An awesome alternative to soffit vents!

In this video, Jerry Fristoe of Integrity Roofing and Painting talks with a product representative from CertainTeed about the company’s new intake vent for roofs. Watch the video (above) and then check out more roof venting basics (below).

Integrity Roofing and Painting

Jerry Fristoe started roofing in 1983 for a roofing company in Houston, Texas. In 1990 he started Integrity Roofing and Painting, named after Jerry’s personal belief in the importance of uncompromised integrity. Jerry himself is still learning the business of the construction world and wants to share videos that share the knowledge he has gained over the years. He hopes to help people learn and grow professionally.

 

Blowing foam off of a soffit | Construction Pro Tips
Courtesy of the Family Handyman

More roof venting basics

Vents get plugged

Soffit vents often get plugged by debris, cobwebs or stray insulation. You can clear them with a compressor and an air nozzle or a leaf blower. Wear eye protection!

Spy on the neighbors

If your roof is bare while neighboring roofs are still snow-covered, it could be a sign of trouble. While your roof may just be warmer because of its design or its more extensive southern exposure, it could also mean that you have poor ventilation or inadequate insulation.

Cut cooling costs?

Attics get super-heated by sunshine, and some of that heat is radiated to rooms below. So it’s reasonable to think that better ventilation would lessen the radiated heat and reduce the load on your cooling system. But most studies find only minor savings with improved ventilation. Adding attic insulation is usually much more effective.

What about ‘hot roofs’?

A “hot roof” has insulation directly under the roof sheathing and doesn’t require ventilation. With careful design and installation, a hot roof can be trouble-free.

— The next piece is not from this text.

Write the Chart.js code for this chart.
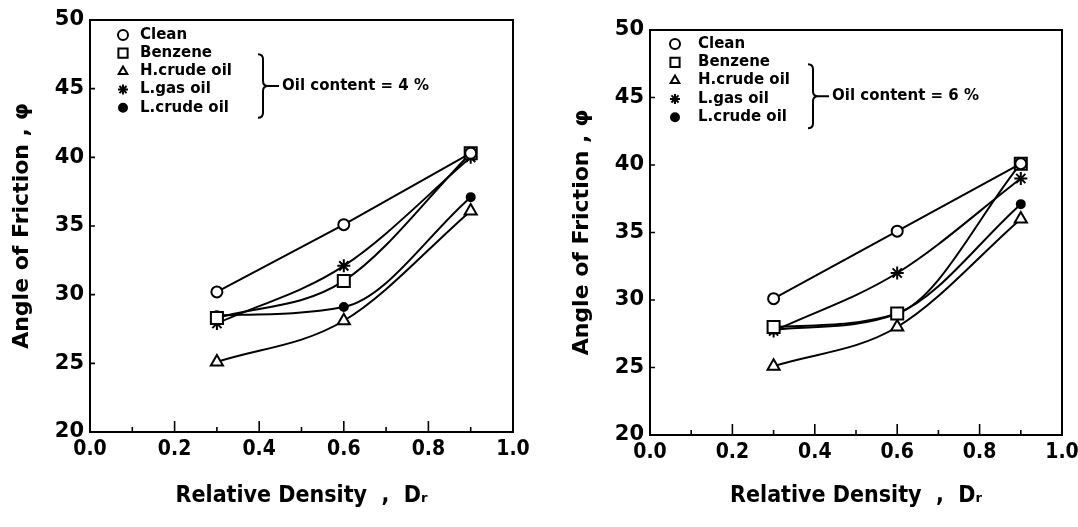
<!DOCTYPE html>
<html>
<head>
<meta charset="utf-8">
<script src="https://cdn.jsdelivr.net/npm/chart.js@4.4.1/dist/chart.umd.min.js"></script>
<style>
    html, body { margin: 0; padding: 0; background: #fff; }
    body { width: 1078px; height: 527px; position: relative; overflow: hidden; }
    canvas { position: absolute; top: 0; }
    #chart4 { left: 0; }
    #chart6 { left: 560px; }
</style>
</head>
<body>
<canvas id="chart4" width="539" height="527"></canvas>
<canvas id="chart6" width="518" height="527"></canvas>
<script>
// relative density values where the shear tests were run
const densities = [0.3, 0.6, 0.9];

const seriesNames = ['Clean', 'Benzene', 'H.crude oil', 'L.gas oil', 'L.crude oil'];

// angle of friction (deg), oil content = 4 %
const clean4 = [30.2, 35.1, 40.3];
const benzene4 = [28.3, 31.0, 40.3];
const hCrude4 = [25.1, 28.1, 36.1];
const lGas4 = [27.9, 32.1, 40.0];
const lCrude4 = [28.5, 29.1, 37.1];

// angle of friction (deg), oil content = 6 %
const clean6 = [30.1, 35.1, 40.1];
const benzene6 = [28.0, 29.0, 40.1];
const hCrude6 = [25.1, 28.0, 36.0];
const lGas6 = [27.7, 32.0, 39.0];
const lCrude6 = [27.8, 29.0, 37.1];

const xTicks = [0.0, 0.2, 0.4, 0.6, 0.8, 1.0];
const yTicks = [20, 25, 30, 35, 40, 45, 50];

const boldFont = "'DejaVu Sans', sans-serif";
const narrowFont = "'DejaVu Sans Condensed', 'Liberation Sans Narrow', sans-serif";

// marker look for each series, same order as seriesNames
const markers = [
    { pointStyle: 'circle', radius: 5.5, fill: '#fff', smooth: false },
    { pointStyle: 'rect', radius: 8.5, fill: '#fff', smooth: true },
    { pointStyle: 'triangle', radius: 7, fill: '#fff', smooth: true },
    { pointStyle: 'star', radius: 6.5, fill: '#000', smooth: true },
    { pointStyle: 'circle', radius: 4, fill: '#000', smooth: true }
];

function makeDatasets(seriesList) {
    return seriesList.map((values, i) => ({
        label: seriesNames[i],
        data: values.map((v, k) => ({ x: densities[k], y: v })),
        borderColor: '#000',
        borderWidth: 2,
        backgroundColor: markers[i].fill,
        pointStyle: markers[i].pointStyle,
        pointRadius: markers[i].radius,
        pointBorderWidth: 2,
        pointBackgroundColor: markers[i].fill,
        pointBorderColor: '#000',
        cubicInterpolationMode: markers[i].smooth ? 'monotone' : 'default',
        tension: 0,
        fill: false
    }));
}

// box round the plot, inward tick marks and the legend with its brace
const framePlugin = {
    id: 'framePlugin',
    beforeDatasetsDraw(chart) {
        const { ctx, chartArea: a, scales } = chart;
        ctx.save();
        ctx.strokeStyle = '#000';
        ctx.lineWidth = 2;
        ctx.strokeRect(a.left, a.top, a.right - a.left, a.bottom - a.top);

        ctx.lineWidth = 1.6;
        ctx.beginPath();
        // x ticks: major every 0.2, minor every 0.1
        for (let k = 1; k < 10; k++) {
            const px = scales.x.getPixelForValue(k / 10);
            const len = k % 2 === 0 ? 11 : 5;
            ctx.moveTo(px, a.bottom);
            ctx.lineTo(px, a.bottom - len);
        }
        // y ticks on the left side
        yTicks.slice(1, -1).forEach(v => {
            const py = scales.y.getPixelForValue(v);
            ctx.moveTo(a.left, py);
            ctx.lineTo(a.left + 5, py);
        });
        ctx.stroke();
        ctx.restore();
    },
    afterDraw(chart, args, opts) {
        const { ctx, chartArea: a } = chart;
        ctx.save();
        ctx.fillStyle = '#000';
        ctx.strokeStyle = '#000';
        ctx.font = "bold 15px " + boldFont;
        ctx.textBaseline = 'middle';
        const rowY = i => a.top + opts.firstRow + i * opts.rowGap;

        chart.data.datasets.forEach((ds, i) => {
            const y = rowY(i);
            ctx.lineWidth = 2;
            ctx.fillStyle = ds.pointBackgroundColor;
            Chart.helpers.drawPoint(ctx, {
                pointStyle: ds.pointStyle,
                radius: ds.pointStyle === 'rect' ? 6.5 : Math.min(ds.pointRadius, 5),
                rotation: 0,
                borderWidth: 2
            }, a.left + opts.markerX, y);
            ctx.fillStyle = '#000';
            ctx.fillText(ds.label, a.left + opts.textX, y);
        });

        // brace grouping the oily series
        const bx = a.left + opts.braceX;
        const y1 = rowY(1) + opts.braceTop;
        const y2 = rowY(4) + opts.braceBottom;
        const ym = (y1 + y2) / 2;
        ctx.lineWidth = 2;
        ctx.beginPath();
        ctx.moveTo(bx - 5, y1);
        ctx.quadraticCurveTo(bx, y1, bx, y1 + 5);
        ctx.lineTo(bx, ym - 5);
        ctx.quadraticCurveTo(bx, ym, bx + 5, ym);
        ctx.quadraticCurveTo(bx, ym, bx, ym + 5);
        ctx.lineTo(bx, y2 - 5);
        ctx.quadraticCurveTo(bx, y2, bx - 5, y2);
        ctx.moveTo(bx + 5, ym);
        ctx.lineTo(bx + 16, ym);
        ctx.stroke();
        ctx.fillText(opts.note, bx + 19, ym);
        ctx.restore();
    }
};

function buildChart(canvasId, seriesList, layout) {
    return new Chart(document.getElementById(canvasId), {
        type: 'line',
        data: { datasets: makeDatasets(seriesList) },
        options: {
            responsive: false,
            animation: false,
            layout: {
                padding: { top: layout.top, right: layout.right, left: 0, bottom: 0 }
            },
            plugins: {
                legend: { display: false },
                tooltip: { enabled: false },
                framePlugin: layout.legend
            },
            scales: {
                x: {
                    type: 'linear',
                    min: 0,
                    max: 1,
                    afterBuildTicks: scale => { scale.ticks = xTicks.map(v => ({ value: v })); },
                    afterFit: scale => {
                        scale.height = layout.xAxisHeight;
                        scale.paddingLeft = 0;
                        scale.paddingRight = 0;
                    },
                    grid: { display: false, drawTicks: false },
                    border: { display: false },
                    ticks: {
                        color: '#000',
                        padding: 5,
                        maxRotation: 0,
                        font: { family: narrowFont, size: 21, weight: 'bold' },
                        callback: v => v.toFixed(1)
                    },
                    title: {
                        display: true,
                        text: 'Relative Density  ,  Dᵣ',
                        color: '#000',
                        padding: { top: 0, bottom: 17 },
                        font: { family: narrowFont, size: 23, weight: 'bold' }
                    }
                },
                y: {
                    type: 'linear',
                    min: 20,
                    max: 50,
                    afterBuildTicks: scale => { scale.ticks = yTicks.map(v => ({ value: v })); },
                    afterFit: scale => { scale.width = layout.yAxisWidth; },
                    grid: { display: false, drawTicks: false },
                    border: { display: false },
                    ticks: {
                        color: '#000',
                        padding: 6,
                        font: { family: boldFont, size: 21, weight: 'bold' }
                    },
                    title: {
                        display: true,
                        text: 'Angle of Friction , φ',
                        color: '#000',
                        padding: { top: 9, bottom: 0 },
                        font: { family: boldFont, size: 22, weight: 'bold' }
                    }
                }
            }
        },
        plugins: [framePlugin]
    });
}

buildChart('chart4', [clean4, benzene4, hCrude4, lGas4, lCrude4], {
    top: 20, right: 26, yAxisWidth: 90, xAxisHeight: 95,
    legend: { markerX: 33, textX: 50, firstRow: 15, rowGap: 18.2, braceX: 173, braceTop: 1, braceBottom: 10, note: 'Oil content = 4 %' }
});

buildChart('chart6', [clean6, benzene6, hCrude6, lGas6, lCrude6], {
    top: 30, right: 16, yAxisWidth: 90, xAxisHeight: 92,
    legend: { markerX: 25, textX: 48, firstRow: 14, rowGap: 18.3, braceX: 163, braceTop: 2, braceBottom: 11, note: 'Oil content = 6 %' }
});
</script>
</body>
</html>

Cooler shingles last longer

Heat slowly degrades asphalt shingles. Ventilation helps to keep them cooler, extending the life of the roof. However, the effect of ventilation on shingle life depends on many factors, especially climate; venting matters most in hot, sunny regions. Most shingle manufacturers void their warranties if roof venting standards aren’t met.

How much is enough?

Building codes generally require 1 sq. ft. of vent area for every 300 sq. ft. of attic floor. That assumes half of the vent area is high on the roof and half is low (in or near the eaves). Otherwise, doubling the vent area is required (1 per 150 sq. ft.) These are minimum requirements; there’s no such thing as too much ventilation.